Singkatnya bahwa, modal integrasi normatif (normative integration) kekuasaan, harus ditopang pada keyakinan konsistensi kesinambungan konsensus objektif atas tujuan tegaknya landasan prinsipnya. 

Manakala ini tercederai pada proses justifikasi (instrumen legalistik hukum), maka krisis akan menjadi keniscayaan memunculkan kritik dan bahkan bisa menggugat mandat sebuah kekuasaan yang sedang berlangsung dengan berbagai caranya. 

Gerakan mahasiswa dan demokrasi deliberatif

Gerakan partisapasi aktif mahasiswa dalam perjalanan sejarah proses politik-demokrasi kita harus menjadi catatan penting untuk selalu diapresiasi - karena peran tersebut begitu strategis sebagai salah satu kekuatan daya kontrol atas marwah proses kekuasaan itu dijalankan.

Apalagi kenyataan demokrasi lima tahunan masih terkesan kehilangan esensi nilai-nilai visionernya, ritual kontestasi politik kita hanya berkutat soal elektoral perolehan dukungan yang "membuta" terhadap makna substantif tujuan berdemokrasi.
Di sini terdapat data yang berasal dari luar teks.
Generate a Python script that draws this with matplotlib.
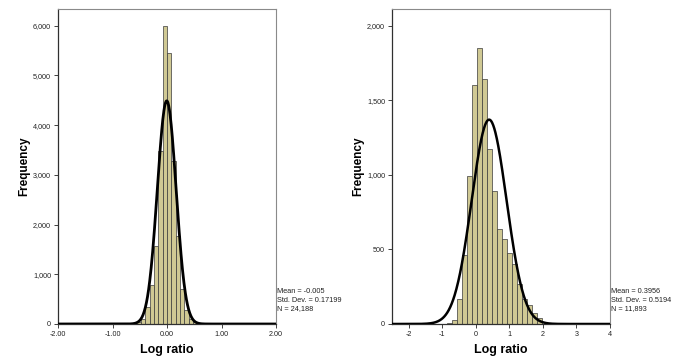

Sehingga sangatlah membutuhkan "jalan lain" untuk membangun tujuan egaliter-berkeadilan sebagai syarat jaminan atas cita-cita kemanusiaan. 

Sangat sulit diterima jika kita pasif untuk mencapai tujuan Indonesia berkeadilan sosial, ketika hanya menjadi slogan tanpa kesadaran emansipasi untuk bergerak, sebagaimana tuntutan pemaknaan nilai-nilai dalam sila Pancasila sebagai asas konstitusi. 

Ada salah satu pendapat dan sudah menjadi rahasia umum yang wajib kita renungkan kembali bersama, bahwa ruang demokrasi kita tersandera oleh "kejahatan rezim masa lalu" karena mata rantai ini tidak diputus dengan ketegasan hukum yang pasti sejak awal reformasi. 

Sehingga "hantu hegemoni" terus saja bermetamorfosa seakan melanggengkan budaya praktek koruptif dan sekaligus menjadi faktor macetnya pangadilan atas "dosa-dosa masa lalu".

Mempersoalkan realitas dosa masa lalu di negeri kita adalah konsekuensi logis dan bukan tanpa alasan, sehingga dibutuhkan penafsiran dan "sikap politik" yang harus lebih serius karena pastinya ada relasi pangaruh atas arah edukasi tegaknya harapan nilai-nilai prinsip bagi masa depan praktek berdemokrasi di negeri kita.

Bagaimana bangsa ini melangkah bersama, melakukan penguatan agar setiap proses demokrasi bukan lagi hanya sekedar membaca peta dalam upaya memobilisasikan strategi elektoral, tapi yang menjadi tuntutannya bagaimana membangun peradaban politik agar jaminan fondasi berkeadilan menjadi kesadaran komitmen bersama secara jelas. 

Gerakan mahasiswa ratusan kampus di Indonesia hari ini, dengan narasi besarnya menolak politik dinasti, pasca prahara putusan Mahkamah Konstitusi adalah sebuah tuntutan aspirasi yang harus dimaknai sebagai jalan untuk membuka ruang rasionalitas-komunikatif. 

Dalam teori konsep demokrasi deliberatif semua aspirasi lapisan masyarakat harus terakomodir atau dikonfrontir secara rasional untuk sebuah pemecahan segala permasalahan polemik yang terjadi. 

Dalam tuntutan rasionalisasinya bahwa, kekuasaan negara eksekutif, legislatif dan yudikatif jangan tertutup apalagi bersifat intimidatif dengan berbagai tuntutan publik, jika hal tersebut terjadi, dapat dipastikan akan mencederai makna esensial demokrasi dan legitimasi kekuasaan itu sendiri. 

Dasar sikap dan argumentasi bukanlah monopoli institusi negara atau kekuasaan, melainkan setiap warga negara berhak menyampaikan rasionalitas-aspirasinya dalam menegaskan sikapnya. 

Singkatnya, kekuasaan politik yang legitim mempersyaratkan wajibkan bentuk kekuasaan yang komunikatif, bukan dengan cara-cara represif menekan dengan menggunakan institusi penegak hukum, yang merupakan watak kekuasaan otoriterianisme sebagaimana itu adalah ancaman terburuk bagi peradaban demokrasi di manapun. 

Peran mahasiswa atau pemuda adalah sebuah sebuah fondasi harapan dan sekaligus tumpuan perjalanan masa depan peradaban demokrasi kita. 

Kewajiban negara agar bagaimana peran pemuda atau mahasiswa pada posisinya sebagai agent of change bisa lebih leluasa berperan maksimal pada proses demokrasi serta arah edukasi pendidikan moral-etik politik.

Jangan malah "eksistensi simbolik" mereka dimanipulasi atau dikorbankan untuk syahwat pragmatisme kekuasaan, yang justru akan membawa bangsa ini akan makin terpuruk.